**Record list**

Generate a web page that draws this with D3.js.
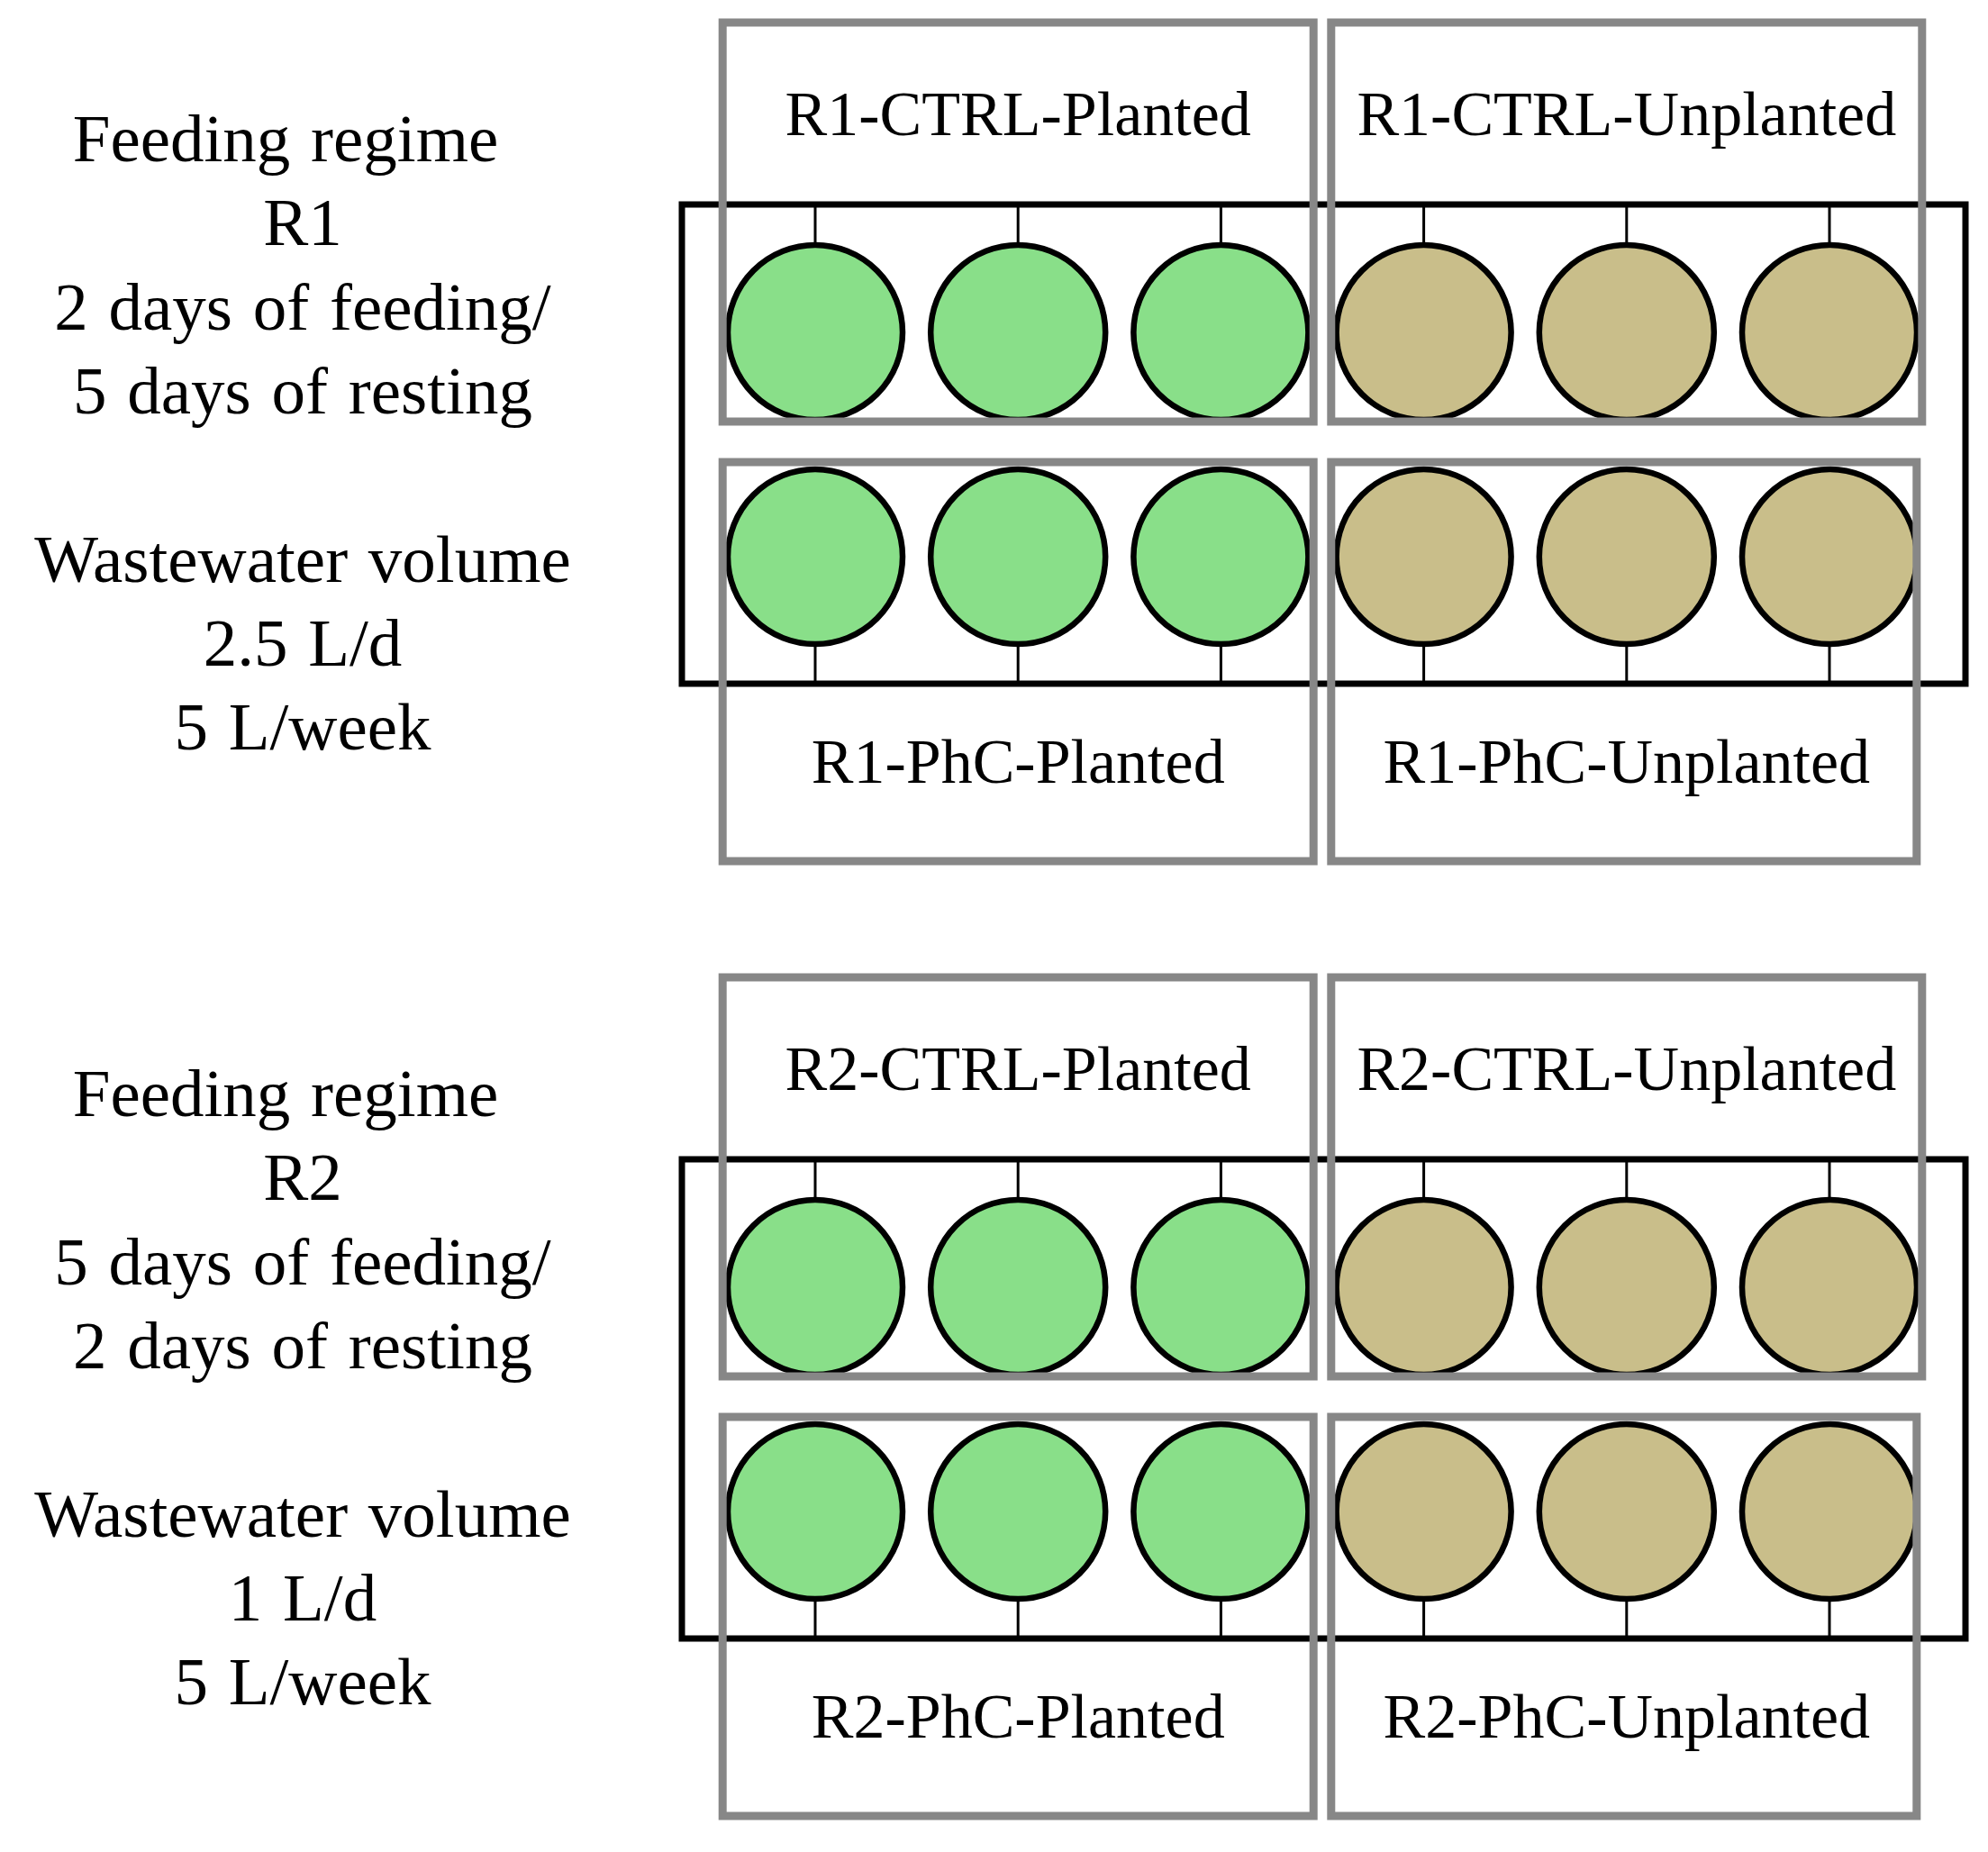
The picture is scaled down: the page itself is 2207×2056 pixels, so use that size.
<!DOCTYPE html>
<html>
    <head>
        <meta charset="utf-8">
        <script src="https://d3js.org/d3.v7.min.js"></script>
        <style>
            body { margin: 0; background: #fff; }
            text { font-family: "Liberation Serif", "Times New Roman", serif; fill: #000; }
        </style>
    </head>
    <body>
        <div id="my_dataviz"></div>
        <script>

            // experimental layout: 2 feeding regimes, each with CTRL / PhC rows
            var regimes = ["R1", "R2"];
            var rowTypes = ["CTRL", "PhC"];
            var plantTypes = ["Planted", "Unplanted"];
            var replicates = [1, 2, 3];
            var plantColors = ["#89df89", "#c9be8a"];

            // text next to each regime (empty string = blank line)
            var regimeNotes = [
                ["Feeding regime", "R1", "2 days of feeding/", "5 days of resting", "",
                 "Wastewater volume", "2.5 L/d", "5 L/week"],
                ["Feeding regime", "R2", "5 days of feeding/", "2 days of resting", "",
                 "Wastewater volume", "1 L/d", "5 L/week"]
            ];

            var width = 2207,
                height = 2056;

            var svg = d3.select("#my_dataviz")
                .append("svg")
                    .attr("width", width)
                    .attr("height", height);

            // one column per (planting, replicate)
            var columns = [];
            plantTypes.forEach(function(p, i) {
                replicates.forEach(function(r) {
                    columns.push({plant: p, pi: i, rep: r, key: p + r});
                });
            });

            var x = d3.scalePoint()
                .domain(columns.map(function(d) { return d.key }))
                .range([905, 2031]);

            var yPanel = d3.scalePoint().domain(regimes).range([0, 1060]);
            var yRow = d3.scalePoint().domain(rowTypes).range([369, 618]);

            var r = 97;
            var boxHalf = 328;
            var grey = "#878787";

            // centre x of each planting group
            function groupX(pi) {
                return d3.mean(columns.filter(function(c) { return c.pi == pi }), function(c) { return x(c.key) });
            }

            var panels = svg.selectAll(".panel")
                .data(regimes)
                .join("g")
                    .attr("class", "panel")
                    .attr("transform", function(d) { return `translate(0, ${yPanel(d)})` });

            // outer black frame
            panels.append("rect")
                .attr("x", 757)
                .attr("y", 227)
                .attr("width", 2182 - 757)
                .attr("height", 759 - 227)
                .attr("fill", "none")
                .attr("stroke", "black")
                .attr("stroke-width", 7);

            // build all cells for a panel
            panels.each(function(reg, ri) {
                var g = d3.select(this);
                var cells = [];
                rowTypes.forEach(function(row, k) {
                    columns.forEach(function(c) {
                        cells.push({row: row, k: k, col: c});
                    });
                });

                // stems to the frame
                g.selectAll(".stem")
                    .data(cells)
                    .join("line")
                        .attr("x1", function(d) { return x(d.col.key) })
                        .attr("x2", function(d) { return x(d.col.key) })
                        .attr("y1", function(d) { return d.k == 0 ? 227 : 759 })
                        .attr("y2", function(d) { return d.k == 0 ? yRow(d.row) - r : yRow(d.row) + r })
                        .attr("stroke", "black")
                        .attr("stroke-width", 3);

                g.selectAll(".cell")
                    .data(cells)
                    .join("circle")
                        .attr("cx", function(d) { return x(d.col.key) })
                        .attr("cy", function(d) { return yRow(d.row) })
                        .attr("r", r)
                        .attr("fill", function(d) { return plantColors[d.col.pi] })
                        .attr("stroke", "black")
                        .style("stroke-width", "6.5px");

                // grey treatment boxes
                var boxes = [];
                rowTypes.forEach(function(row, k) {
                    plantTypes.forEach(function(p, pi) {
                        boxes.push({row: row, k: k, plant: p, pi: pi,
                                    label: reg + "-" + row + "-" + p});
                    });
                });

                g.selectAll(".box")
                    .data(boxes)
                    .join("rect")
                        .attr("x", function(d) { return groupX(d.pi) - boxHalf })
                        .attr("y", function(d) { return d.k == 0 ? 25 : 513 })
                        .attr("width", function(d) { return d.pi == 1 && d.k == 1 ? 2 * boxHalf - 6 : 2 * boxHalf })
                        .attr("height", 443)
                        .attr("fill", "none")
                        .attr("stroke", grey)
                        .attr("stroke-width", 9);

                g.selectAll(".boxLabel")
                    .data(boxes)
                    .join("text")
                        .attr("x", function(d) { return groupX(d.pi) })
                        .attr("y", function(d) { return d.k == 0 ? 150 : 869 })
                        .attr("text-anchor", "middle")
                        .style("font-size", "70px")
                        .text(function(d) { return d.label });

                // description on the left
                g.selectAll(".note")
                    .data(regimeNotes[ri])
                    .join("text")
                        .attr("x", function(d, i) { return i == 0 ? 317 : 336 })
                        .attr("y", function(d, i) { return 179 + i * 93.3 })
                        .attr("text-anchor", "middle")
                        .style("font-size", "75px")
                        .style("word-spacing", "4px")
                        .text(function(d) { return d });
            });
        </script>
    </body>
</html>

* * *

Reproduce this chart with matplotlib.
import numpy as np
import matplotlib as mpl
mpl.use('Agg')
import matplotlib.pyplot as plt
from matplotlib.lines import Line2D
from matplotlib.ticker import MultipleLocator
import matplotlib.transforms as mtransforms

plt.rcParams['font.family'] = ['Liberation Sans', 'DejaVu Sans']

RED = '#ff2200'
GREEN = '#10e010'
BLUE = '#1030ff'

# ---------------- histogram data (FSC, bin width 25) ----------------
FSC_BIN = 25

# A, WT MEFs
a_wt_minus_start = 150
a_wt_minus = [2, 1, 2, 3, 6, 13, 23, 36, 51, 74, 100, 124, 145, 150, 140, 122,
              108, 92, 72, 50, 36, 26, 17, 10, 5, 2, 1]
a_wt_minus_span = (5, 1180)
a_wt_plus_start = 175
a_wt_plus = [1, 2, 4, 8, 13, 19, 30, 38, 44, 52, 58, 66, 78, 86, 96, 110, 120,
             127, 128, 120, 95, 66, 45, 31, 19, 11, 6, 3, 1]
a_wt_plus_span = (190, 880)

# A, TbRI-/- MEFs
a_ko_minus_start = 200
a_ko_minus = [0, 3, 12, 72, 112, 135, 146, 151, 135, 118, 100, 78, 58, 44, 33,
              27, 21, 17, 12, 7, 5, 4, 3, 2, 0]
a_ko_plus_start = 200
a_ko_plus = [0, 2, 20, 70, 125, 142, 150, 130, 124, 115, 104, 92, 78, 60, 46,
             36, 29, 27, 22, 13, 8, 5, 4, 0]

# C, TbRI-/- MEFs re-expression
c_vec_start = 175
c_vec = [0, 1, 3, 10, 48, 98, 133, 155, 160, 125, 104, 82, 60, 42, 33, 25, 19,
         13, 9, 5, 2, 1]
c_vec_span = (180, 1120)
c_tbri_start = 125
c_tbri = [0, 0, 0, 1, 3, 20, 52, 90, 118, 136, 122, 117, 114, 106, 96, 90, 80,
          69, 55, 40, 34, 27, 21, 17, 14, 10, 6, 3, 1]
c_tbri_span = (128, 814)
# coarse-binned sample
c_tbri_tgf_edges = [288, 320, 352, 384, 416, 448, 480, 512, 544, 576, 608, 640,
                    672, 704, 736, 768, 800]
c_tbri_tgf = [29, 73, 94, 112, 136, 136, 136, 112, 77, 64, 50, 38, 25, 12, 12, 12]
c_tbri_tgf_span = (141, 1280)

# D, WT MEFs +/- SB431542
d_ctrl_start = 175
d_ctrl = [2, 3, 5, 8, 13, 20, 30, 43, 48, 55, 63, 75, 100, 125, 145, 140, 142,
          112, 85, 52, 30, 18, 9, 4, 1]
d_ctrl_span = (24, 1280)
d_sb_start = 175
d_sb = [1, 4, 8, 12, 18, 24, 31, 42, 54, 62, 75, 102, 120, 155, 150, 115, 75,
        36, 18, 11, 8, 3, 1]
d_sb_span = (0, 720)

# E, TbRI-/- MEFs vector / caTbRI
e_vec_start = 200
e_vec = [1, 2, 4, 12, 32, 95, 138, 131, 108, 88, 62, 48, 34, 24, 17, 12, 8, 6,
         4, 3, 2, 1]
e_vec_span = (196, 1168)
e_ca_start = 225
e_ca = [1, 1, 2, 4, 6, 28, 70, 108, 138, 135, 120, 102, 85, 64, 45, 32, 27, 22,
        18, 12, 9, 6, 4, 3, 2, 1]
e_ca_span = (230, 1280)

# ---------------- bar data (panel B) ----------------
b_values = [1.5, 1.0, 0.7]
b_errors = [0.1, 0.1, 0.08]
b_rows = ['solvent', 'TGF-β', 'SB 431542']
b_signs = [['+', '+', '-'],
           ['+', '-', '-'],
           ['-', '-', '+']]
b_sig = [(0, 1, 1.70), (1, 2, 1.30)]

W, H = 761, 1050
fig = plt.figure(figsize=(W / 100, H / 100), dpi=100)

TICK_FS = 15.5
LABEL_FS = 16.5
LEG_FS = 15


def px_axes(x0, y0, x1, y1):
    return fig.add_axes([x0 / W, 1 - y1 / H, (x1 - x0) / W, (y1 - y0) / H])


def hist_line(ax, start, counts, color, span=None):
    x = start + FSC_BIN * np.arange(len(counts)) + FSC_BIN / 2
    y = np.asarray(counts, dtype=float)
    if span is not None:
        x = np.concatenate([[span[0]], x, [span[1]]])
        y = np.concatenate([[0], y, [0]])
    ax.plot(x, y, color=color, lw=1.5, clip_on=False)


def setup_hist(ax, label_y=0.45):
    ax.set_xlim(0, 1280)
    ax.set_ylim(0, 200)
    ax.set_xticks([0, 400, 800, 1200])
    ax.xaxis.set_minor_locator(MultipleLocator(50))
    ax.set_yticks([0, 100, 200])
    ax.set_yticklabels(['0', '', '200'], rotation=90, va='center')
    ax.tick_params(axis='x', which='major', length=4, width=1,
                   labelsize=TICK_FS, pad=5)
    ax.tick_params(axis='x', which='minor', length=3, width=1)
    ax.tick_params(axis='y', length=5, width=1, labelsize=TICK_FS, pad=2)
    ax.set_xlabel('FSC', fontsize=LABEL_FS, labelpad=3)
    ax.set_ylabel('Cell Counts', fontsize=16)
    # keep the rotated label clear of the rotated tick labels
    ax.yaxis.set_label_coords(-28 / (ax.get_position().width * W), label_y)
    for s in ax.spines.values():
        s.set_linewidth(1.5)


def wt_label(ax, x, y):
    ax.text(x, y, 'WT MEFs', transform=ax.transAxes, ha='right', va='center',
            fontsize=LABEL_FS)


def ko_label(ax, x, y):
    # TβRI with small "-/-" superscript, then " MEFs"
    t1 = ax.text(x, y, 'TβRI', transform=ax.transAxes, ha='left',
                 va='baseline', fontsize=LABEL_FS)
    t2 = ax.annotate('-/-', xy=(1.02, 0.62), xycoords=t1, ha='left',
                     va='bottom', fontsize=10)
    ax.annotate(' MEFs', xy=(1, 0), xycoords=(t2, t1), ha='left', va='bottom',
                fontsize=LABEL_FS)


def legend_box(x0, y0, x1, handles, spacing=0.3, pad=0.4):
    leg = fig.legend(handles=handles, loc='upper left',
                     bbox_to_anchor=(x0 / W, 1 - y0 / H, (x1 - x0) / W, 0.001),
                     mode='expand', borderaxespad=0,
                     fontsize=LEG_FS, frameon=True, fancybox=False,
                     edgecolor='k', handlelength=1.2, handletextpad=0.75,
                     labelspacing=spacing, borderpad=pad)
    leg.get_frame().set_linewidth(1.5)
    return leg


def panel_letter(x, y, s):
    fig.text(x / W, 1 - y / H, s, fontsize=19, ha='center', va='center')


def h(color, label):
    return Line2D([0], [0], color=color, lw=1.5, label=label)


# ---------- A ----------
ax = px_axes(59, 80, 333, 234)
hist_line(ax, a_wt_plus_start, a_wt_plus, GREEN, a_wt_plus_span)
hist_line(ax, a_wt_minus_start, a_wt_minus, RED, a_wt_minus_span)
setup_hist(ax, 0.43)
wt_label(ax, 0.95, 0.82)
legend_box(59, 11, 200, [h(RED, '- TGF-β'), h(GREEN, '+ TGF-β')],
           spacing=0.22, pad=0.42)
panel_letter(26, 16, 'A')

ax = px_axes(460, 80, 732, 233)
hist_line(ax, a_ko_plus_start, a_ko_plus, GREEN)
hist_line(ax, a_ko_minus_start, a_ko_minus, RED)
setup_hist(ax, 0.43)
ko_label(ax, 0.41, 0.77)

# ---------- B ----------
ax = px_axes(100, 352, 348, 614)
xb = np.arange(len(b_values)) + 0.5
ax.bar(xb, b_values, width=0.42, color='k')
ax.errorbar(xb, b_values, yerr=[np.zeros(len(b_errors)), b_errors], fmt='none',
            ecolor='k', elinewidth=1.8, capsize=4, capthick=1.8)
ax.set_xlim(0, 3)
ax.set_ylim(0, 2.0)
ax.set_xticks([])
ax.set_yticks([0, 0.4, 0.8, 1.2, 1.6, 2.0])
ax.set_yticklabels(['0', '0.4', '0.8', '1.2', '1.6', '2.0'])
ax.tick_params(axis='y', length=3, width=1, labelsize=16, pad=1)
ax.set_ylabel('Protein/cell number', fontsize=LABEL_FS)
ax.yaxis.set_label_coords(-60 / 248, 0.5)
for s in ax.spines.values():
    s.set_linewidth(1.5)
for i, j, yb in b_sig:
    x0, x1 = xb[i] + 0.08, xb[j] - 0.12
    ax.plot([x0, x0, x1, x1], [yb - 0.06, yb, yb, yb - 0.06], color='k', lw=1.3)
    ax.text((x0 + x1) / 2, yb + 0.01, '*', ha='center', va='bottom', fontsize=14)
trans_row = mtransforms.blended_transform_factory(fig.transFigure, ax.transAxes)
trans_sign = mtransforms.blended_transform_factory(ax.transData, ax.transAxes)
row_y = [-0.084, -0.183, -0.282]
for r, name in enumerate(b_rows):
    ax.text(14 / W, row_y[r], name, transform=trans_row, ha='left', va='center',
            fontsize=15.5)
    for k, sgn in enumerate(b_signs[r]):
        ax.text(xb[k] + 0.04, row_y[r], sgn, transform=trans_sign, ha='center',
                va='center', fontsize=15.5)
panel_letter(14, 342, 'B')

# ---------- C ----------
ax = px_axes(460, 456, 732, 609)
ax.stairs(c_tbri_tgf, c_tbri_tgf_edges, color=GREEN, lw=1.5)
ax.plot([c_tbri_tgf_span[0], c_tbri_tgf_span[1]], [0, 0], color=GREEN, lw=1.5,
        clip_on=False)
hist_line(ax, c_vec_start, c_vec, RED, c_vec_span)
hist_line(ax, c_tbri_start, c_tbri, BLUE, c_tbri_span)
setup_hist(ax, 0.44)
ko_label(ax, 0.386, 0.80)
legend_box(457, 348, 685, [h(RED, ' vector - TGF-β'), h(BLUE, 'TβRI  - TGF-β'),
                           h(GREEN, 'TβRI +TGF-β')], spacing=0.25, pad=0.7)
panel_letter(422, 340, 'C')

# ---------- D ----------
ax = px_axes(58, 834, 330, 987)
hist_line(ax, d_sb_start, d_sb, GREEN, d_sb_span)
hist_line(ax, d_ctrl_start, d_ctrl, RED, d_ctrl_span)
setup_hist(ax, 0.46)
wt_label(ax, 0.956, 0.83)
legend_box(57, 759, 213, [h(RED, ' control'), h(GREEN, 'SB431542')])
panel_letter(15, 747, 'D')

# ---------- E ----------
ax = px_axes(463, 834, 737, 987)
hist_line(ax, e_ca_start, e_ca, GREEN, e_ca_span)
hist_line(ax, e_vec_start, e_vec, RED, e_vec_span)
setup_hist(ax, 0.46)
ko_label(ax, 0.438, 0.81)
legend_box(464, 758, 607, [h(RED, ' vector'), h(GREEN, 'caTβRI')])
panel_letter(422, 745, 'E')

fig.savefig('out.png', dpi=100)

**What you need to do**
Out of the data above, set down the lines from the one with "Reproduce this chart with matplotlib." to the one with "FSC_BIN = 25", both included, exactly as written and with no additions.

**Result**
Reproduce this chart with matplotlib.
import numpy as np
import matplotlib as mpl
mpl.use('Agg')
import matplotlib.pyplot as plt
from matplotlib.lines import Line2D
from matplotlib.ticker import MultipleLocator
import matplotlib.transforms as mtransforms

plt.rcParams['font.family'] = ['Liberation Sans', 'DejaVu Sans']

RED = '#ff2200'
GREEN = '#10e010'
BLUE = '#1030ff'

# ---------------- histogram data (FSC, bin width 25) ----------------
FSC_BIN = 25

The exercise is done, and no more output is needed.